Stated exercise: In the copy, include every entry exactly but none of the pictures.

(Source code of charts)
::::::::::

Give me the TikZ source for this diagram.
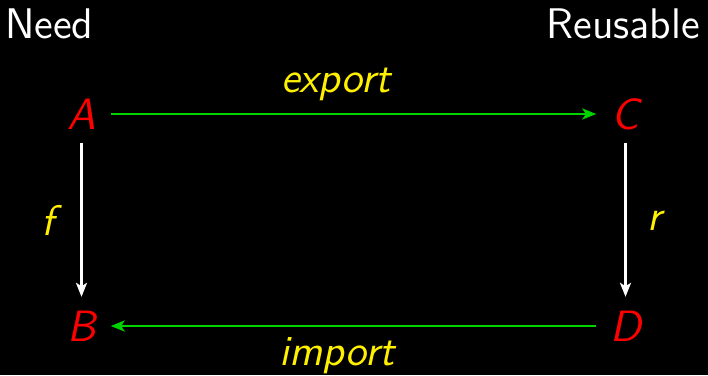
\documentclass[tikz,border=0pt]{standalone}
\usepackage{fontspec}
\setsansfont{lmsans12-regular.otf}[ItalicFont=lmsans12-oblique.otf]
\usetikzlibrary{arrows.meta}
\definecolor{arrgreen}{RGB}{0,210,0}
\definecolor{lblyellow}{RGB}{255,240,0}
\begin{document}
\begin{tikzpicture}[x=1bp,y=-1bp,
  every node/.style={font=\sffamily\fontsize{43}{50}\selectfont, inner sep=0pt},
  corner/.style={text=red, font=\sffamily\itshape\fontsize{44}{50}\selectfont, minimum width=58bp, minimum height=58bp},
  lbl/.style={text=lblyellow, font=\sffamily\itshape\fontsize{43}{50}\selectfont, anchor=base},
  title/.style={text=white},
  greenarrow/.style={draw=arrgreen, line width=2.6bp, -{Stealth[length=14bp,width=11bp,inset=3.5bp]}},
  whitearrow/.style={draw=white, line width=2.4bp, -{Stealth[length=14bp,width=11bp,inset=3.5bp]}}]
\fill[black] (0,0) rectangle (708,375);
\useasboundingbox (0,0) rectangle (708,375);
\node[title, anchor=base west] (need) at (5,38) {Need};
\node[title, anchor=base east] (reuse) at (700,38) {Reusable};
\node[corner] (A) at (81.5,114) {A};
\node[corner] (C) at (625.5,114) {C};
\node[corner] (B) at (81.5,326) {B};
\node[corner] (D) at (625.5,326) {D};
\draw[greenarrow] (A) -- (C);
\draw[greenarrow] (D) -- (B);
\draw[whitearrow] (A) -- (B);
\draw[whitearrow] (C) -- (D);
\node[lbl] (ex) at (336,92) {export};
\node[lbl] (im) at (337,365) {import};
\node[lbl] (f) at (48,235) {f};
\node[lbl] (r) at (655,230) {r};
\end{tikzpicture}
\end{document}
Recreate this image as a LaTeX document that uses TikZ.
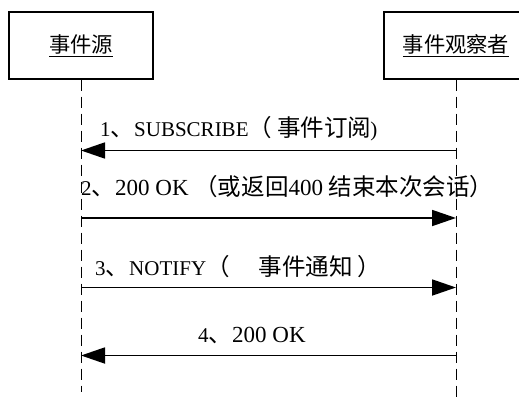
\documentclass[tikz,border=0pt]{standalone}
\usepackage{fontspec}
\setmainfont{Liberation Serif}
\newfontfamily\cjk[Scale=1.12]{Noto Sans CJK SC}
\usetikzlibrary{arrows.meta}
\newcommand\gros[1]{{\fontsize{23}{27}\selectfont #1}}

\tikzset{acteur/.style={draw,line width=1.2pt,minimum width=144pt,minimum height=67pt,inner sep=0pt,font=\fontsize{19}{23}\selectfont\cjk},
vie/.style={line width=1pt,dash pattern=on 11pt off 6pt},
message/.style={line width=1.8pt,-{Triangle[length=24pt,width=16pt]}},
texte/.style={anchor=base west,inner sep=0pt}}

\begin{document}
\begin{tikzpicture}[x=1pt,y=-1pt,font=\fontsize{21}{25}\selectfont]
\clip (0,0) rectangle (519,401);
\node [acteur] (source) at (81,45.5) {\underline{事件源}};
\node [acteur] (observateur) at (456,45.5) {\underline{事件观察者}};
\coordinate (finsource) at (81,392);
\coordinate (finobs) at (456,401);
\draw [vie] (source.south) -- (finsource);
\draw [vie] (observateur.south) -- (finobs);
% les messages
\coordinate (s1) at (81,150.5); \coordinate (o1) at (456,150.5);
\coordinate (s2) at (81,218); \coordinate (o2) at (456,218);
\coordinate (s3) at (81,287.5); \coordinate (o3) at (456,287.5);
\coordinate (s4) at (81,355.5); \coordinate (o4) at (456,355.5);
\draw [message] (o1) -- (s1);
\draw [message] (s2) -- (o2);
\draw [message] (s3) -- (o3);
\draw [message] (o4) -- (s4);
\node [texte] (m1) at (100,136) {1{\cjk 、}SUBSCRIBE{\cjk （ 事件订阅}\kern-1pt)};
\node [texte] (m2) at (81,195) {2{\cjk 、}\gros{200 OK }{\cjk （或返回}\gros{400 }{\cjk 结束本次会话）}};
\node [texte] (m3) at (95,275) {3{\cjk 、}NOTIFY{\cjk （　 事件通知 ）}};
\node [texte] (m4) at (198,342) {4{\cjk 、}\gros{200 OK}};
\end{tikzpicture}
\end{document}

::::::::::

Expected answer:
Give me the TikZ source for this diagram.
\documentclass[tikz,border=0pt]{standalone}
\usepackage{fontspec}
\setsansfont{lmsans12-regular.otf}[ItalicFont=lmsans12-oblique.otf]
\usetikzlibrary{arrows.meta}
\definecolor{arrgreen}{RGB}{0,210,0}
\definecolor{lblyellow}{RGB}{255,240,0}
\begin{document}
\begin{tikzpicture}[x=1bp,y=-1bp,
  every node/.style={font=\sffamily\fontsize{43}{50}\selectfont, inner sep=0pt},
  corner/.style={text=red, font=\sffamily\itshape\fontsize{44}{50}\selectfont, minimum width=58bp, minimum height=58bp},
  lbl/.style={text=lblyellow, font=\sffamily\itshape\fontsize{43}{50}\selectfont, anchor=base},
  title/.style={text=white},
  greenarrow/.style={draw=arrgreen, line width=2.6bp, -{Stealth[length=14bp,width=11bp,inset=3.5bp]}},
  whitearrow/.style={draw=white, line width=2.4bp, -{Stealth[length=14bp,width=11bp,inset=3.5bp]}}]
\fill[black] (0,0) rectangle (708,375);
\useasboundingbox (0,0) rectangle (708,375);
\node[title, anchor=base west] (need) at (5,38) {Need};
\node[title, anchor=base east] (reuse) at (700,38) {Reusable};
\node[corner] (A) at (81.5,114) {A};
\node[corner] (C) at (625.5,114) {C};
\node[corner] (B) at (81.5,326) {B};
\node[corner] (D) at (625.5,326) {D};
\draw[greenarrow] (A) -- (C);
\draw[greenarrow] (D) -- (B);
\draw[whitearrow] (A) -- (B);
\draw[whitearrow] (C) -- (D);
\node[lbl] (ex) at (336,92) {export};
\node[lbl] (im) at (337,365) {import};
\node[lbl] (f) at (48,235) {f};
\node[lbl] (r) at (655,230) {r};
\end{tikzpicture}
\end{document}
Recreate this image as a LaTeX document that uses TikZ.
\documentclass[tikz,border=0pt]{standalone}
\usepackage{fontspec}
\setmainfont{Liberation Serif}
\newfontfamily\cjk[Scale=1.12]{Noto Sans CJK SC}
\usetikzlibrary{arrows.meta}
\newcommand\gros[1]{{\fontsize{23}{27}\selectfont #1}}

\tikzset{acteur/.style={draw,line width=1.2pt,minimum width=144pt,minimum height=67pt,inner sep=0pt,font=\fontsize{19}{23}\selectfont\cjk},
vie/.style={line width=1pt,dash pattern=on 11pt off 6pt},
message/.style={line width=1.8pt,-{Triangle[length=24pt,width=16pt]}},
texte/.style={anchor=base west,inner sep=0pt}}

\begin{document}
\begin{tikzpicture}[x=1pt,y=-1pt,font=\fontsize{21}{25}\selectfont]
\clip (0,0) rectangle (519,401);
\node [acteur] (source) at (81,45.5) {\underline{事件源}};
\node [acteur] (observateur) at (456,45.5) {\underline{事件观察者}};
\coordinate (finsource) at (81,392);
\coordinate (finobs) at (456,401);
\draw [vie] (source.south) -- (finsource);
\draw [vie] (observateur.south) -- (finobs);
% les messages
\coordinate (s1) at (81,150.5); \coordinate (o1) at (456,150.5);
\coordinate (s2) at (81,218); \coordinate (o2) at (456,218);
\coordinate (s3) at (81,287.5); \coordinate (o3) at (456,287.5);
\coordinate (s4) at (81,355.5); \coordinate (o4) at (456,355.5);
\draw [message] (o1) -- (s1);
\draw [message] (s2) -- (o2);
\draw [message] (s3) -- (o3);
\draw [message] (o4) -- (s4);
\node [texte] (m1) at (100,136) {1{\cjk 、}SUBSCRIBE{\cjk （ 事件订阅}\kern-1pt)};
\node [texte] (m2) at (81,195) {2{\cjk 、}\gros{200 OK }{\cjk （或返回}\gros{400 }{\cjk 结束本次会话）}};
\node [texte] (m3) at (95,275) {3{\cjk 、}NOTIFY{\cjk （　 事件通知 ）}};
\node [texte] (m4) at (198,342) {4{\cjk 、}\gros{200 OK}};
\end{tikzpicture}
\end{document}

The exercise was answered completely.